WORK TO COMPLETE: Set down the full listing exactly as given. Any pictures are to be left out.

PROVIDED DATA:
════════

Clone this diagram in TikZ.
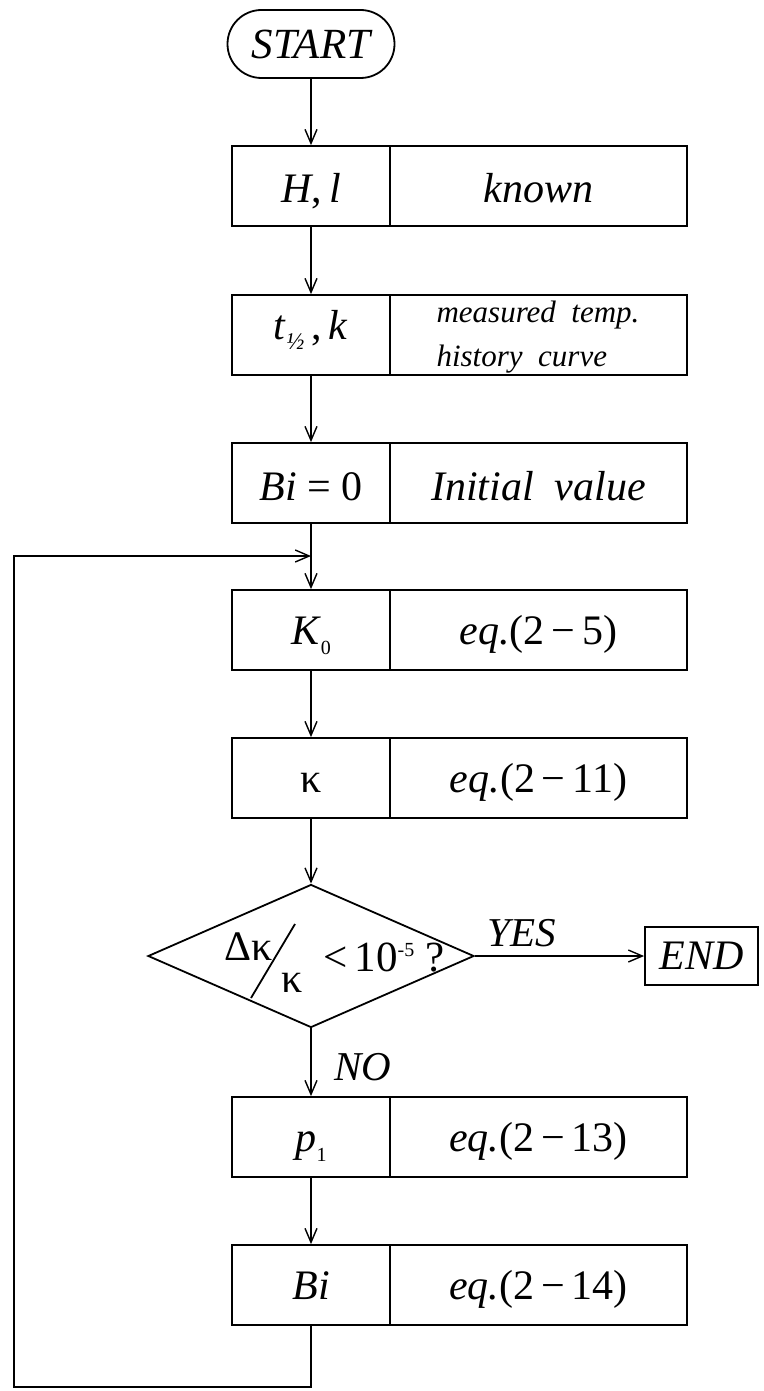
\documentclass[tikz,border=0pt]{standalone}
\usepackage{fontspec}
\setmainfont{Liberation Serif}
\usetikzlibrary{arrows.meta,shapes.geometric}
\begin{document}
\begin{tikzpicture}[x=1pt,y=-1pt,
  box/.style={draw, line width=1.8pt, minimum height=80pt, inner sep=0pt, text height=34pt, text depth=6pt, font=\fontsize{42}{46}\selectfont},
  hibox/.style={text height=37pt, text depth=3pt},
  lbox/.style={box, minimum width=158pt},
  rbox/.style={box, minimum width=297pt},
  flow/.style={line width=1.4pt, -{Straight Barb[length=14pt,width=12pt,line width=1.4pt]}},
  lbl/.style={font=\fontsize{41}{44}\selectfont\itshape, inner sep=0pt}
]
\useasboundingbox (0,0) rectangle (763,1391);
\newcommand{\smallsub}[3]{\raisebox{#1}{\fontsize{#3}{#3}\selectfont #2}}

\node[draw, line width=1.8pt, rounded corners=34pt, minimum width=167pt, minimum height=68pt, inner sep=0pt,
      font=\fontsize{43}{46}\selectfont\itshape] (start) at (311,44) {START};

\node[lbox, hibox] (a) at (311,186) {\textit{H},\,\textit{l}};
\node[rbox, hibox] (ar) at (538.5,186) {\textit{known}};

\node[lbox, text height=24pt, text depth=16pt] (b) at (311,335) {\textit{t}\smallsub{-10pt}{\textit{½}}{24}\,,\,\textit{k}};
\node[rbox] (br) at (538.5,335) {};
\node[inner sep=0pt, align=left, font=\fontsize{31}{44}\selectfont\itshape] (bt) at (538,337) {measured\ \ temp.\\history\ \ curve};

\node[lbox, hibox] (c) at (311,483) {\textit{Bi} = 0};
\node[rbox, hibox] (cr) at (538.5,483) {\textit{Initial\ \ value}};

\node[lbox] (d) at (311,630) {\textit{K}\smallsub{-10pt}{0}{20}};
\node[rbox] (dr) at (538.5,630) {\textit{eq.}(2\,−\,5)};

\node[lbox] (e) at (311,778) {κ};
\node[rbox] (er) at (538.5,778) {\textit{eq.}(2\,−\,11)};

\node[draw, shape=diamond, line width=1.8pt, minimum width=326pt, minimum height=143pt, inner sep=0pt] (dia) at (311,956) {};
\node[inner sep=0pt, anchor=base, font=\fontsize{42}{44}\selectfont] (dk) at (249,960) {Δκ};
\node[inner sep=0pt, anchor=base, font=\fontsize{42}{44}\selectfont] (kk) at (292,992) {κ};
\coordinate (s1) at (295,924);
\coordinate (s2) at (251,998);
\draw[line width=1.8pt] (s1) -- (s2);
\node[inner sep=0pt, anchor=base west, font=\fontsize{43}{46}\selectfont] (lt) at (323,971) {<\,10\smallsub{15pt}{-5}{20}\ ?};

\node[draw, line width=1.8pt, minimum width=113pt, minimum height=58pt, inner sep=0pt,
      font=\fontsize{42}{44}\selectfont\itshape] (end) at (701.5,956) {END};
\node[lbl, anchor=base west] (yes) at (487,946) {YES};
\node[lbl, anchor=base west] (no) at (334,1080) {NO};

\node[lbox] (f) at (311,1137) {\textit{p}\smallsub{-10pt}{1}{20}};
\node[rbox] (fr) at (538.5,1137) {\textit{eq.}(2\,−\,13)};

\node[lbox] (g) at (311,1285) {\textit{Bi}};
\node[rbox] (gr) at (538.5,1285) {\textit{eq.}(2\,−\,14)};

\coordinate (j) at (311,556);
\coordinate (lb) at (14,1387);
\coordinate (lt2) at (14,556);

\draw[flow] (start) -- (a);
\draw[flow] (a) -- (b);
\draw[flow] (b) -- (c);
\draw[flow] (c) -- (d);
\draw[flow] (d) -- (e);
\draw[flow] (e) -- (dia);
\draw[flow] (dia) -- (end);
\draw[flow] (dia) -- (f);
\draw[flow] (f) -- (g);
\draw[flow] (g.south) |- (lb) -- (lt2) -- (j);
\end{tikzpicture}
\end{document}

════════

OUTPUT OF THE EXERCISE:
Clone this diagram in TikZ.
\documentclass[tikz,border=0pt]{standalone}
\usepackage{fontspec}
\setmainfont{Liberation Serif}
\usetikzlibrary{arrows.meta,shapes.geometric}
\begin{document}
\begin{tikzpicture}[x=1pt,y=-1pt,
  box/.style={draw, line width=1.8pt, minimum height=80pt, inner sep=0pt, text height=34pt, text depth=6pt, font=\fontsize{42}{46}\selectfont},
  hibox/.style={text height=37pt, text depth=3pt},
  lbox/.style={box, minimum width=158pt},
  rbox/.style={box, minimum width=297pt},
  flow/.style={line width=1.4pt, -{Straight Barb[length=14pt,width=12pt,line width=1.4pt]}},
  lbl/.style={font=\fontsize{41}{44}\selectfont\itshape, inner sep=0pt}
]
\useasboundingbox (0,0) rectangle (763,1391);
\newcommand{\smallsub}[3]{\raisebox{#1}{\fontsize{#3}{#3}\selectfont #2}}

\node[draw, line width=1.8pt, rounded corners=34pt, minimum width=167pt, minimum height=68pt, inner sep=0pt,
      font=\fontsize{43}{46}\selectfont\itshape] (start) at (311,44) {START};

\node[lbox, hibox] (a) at (311,186) {\textit{H},\,\textit{l}};
\node[rbox, hibox] (ar) at (538.5,186) {\textit{known}};

\node[lbox, text height=24pt, text depth=16pt] (b) at (311,335) {\textit{t}\smallsub{-10pt}{\textit{½}}{24}\,,\,\textit{k}};
\node[rbox] (br) at (538.5,335) {};
\node[inner sep=0pt, align=left, font=\fontsize{31}{44}\selectfont\itshape] (bt) at (538,337) {measured\ \ temp.\\history\ \ curve};

\node[lbox, hibox] (c) at (311,483) {\textit{Bi} = 0};
\node[rbox, hibox] (cr) at (538.5,483) {\textit{Initial\ \ value}};

\node[lbox] (d) at (311,630) {\textit{K}\smallsub{-10pt}{0}{20}};
\node[rbox] (dr) at (538.5,630) {\textit{eq.}(2\,−\,5)};

\node[lbox] (e) at (311,778) {κ};
\node[rbox] (er) at (538.5,778) {\textit{eq.}(2\,−\,11)};

\node[draw, shape=diamond, line width=1.8pt, minimum width=326pt, minimum height=143pt, inner sep=0pt] (dia) at (311,956) {};
\node[inner sep=0pt, anchor=base, font=\fontsize{42}{44}\selectfont] (dk) at (249,960) {Δκ};
\node[inner sep=0pt, anchor=base, font=\fontsize{42}{44}\selectfont] (kk) at (292,992) {κ};
\coordinate (s1) at (295,924);
\coordinate (s2) at (251,998);
\draw[line width=1.8pt] (s1) -- (s2);
\node[inner sep=0pt, anchor=base west, font=\fontsize{43}{46}\selectfont] (lt) at (323,971) {<\,10\smallsub{15pt}{-5}{20}\ ?};

\node[draw, line width=1.8pt, minimum width=113pt, minimum height=58pt, inner sep=0pt,
      font=\fontsize{42}{44}\selectfont\itshape] (end) at (701.5,956) {END};
\node[lbl, anchor=base west] (yes) at (487,946) {YES};
\node[lbl, anchor=base west] (no) at (334,1080) {NO};

\node[lbox] (f) at (311,1137) {\textit{p}\smallsub{-10pt}{1}{20}};
\node[rbox] (fr) at (538.5,1137) {\textit{eq.}(2\,−\,13)};

\node[lbox] (g) at (311,1285) {\textit{Bi}};
\node[rbox] (gr) at (538.5,1285) {\textit{eq.}(2\,−\,14)};

\coordinate (j) at (311,556);
\coordinate (lb) at (14,1387);
\coordinate (lt2) at (14,556);

\draw[flow] (start) -- (a);
\draw[flow] (a) -- (b);
\draw[flow] (b) -- (c);
\draw[flow] (c) -- (d);
\draw[flow] (d) -- (e);
\draw[flow] (e) -- (dia);
\draw[flow] (dia) -- (end);
\draw[flow] (dia) -- (f);
\draw[flow] (f) -- (g);
\draw[flow] (g.south) |- (lb) -- (lt2) -- (j);
\end{tikzpicture}
\end{document}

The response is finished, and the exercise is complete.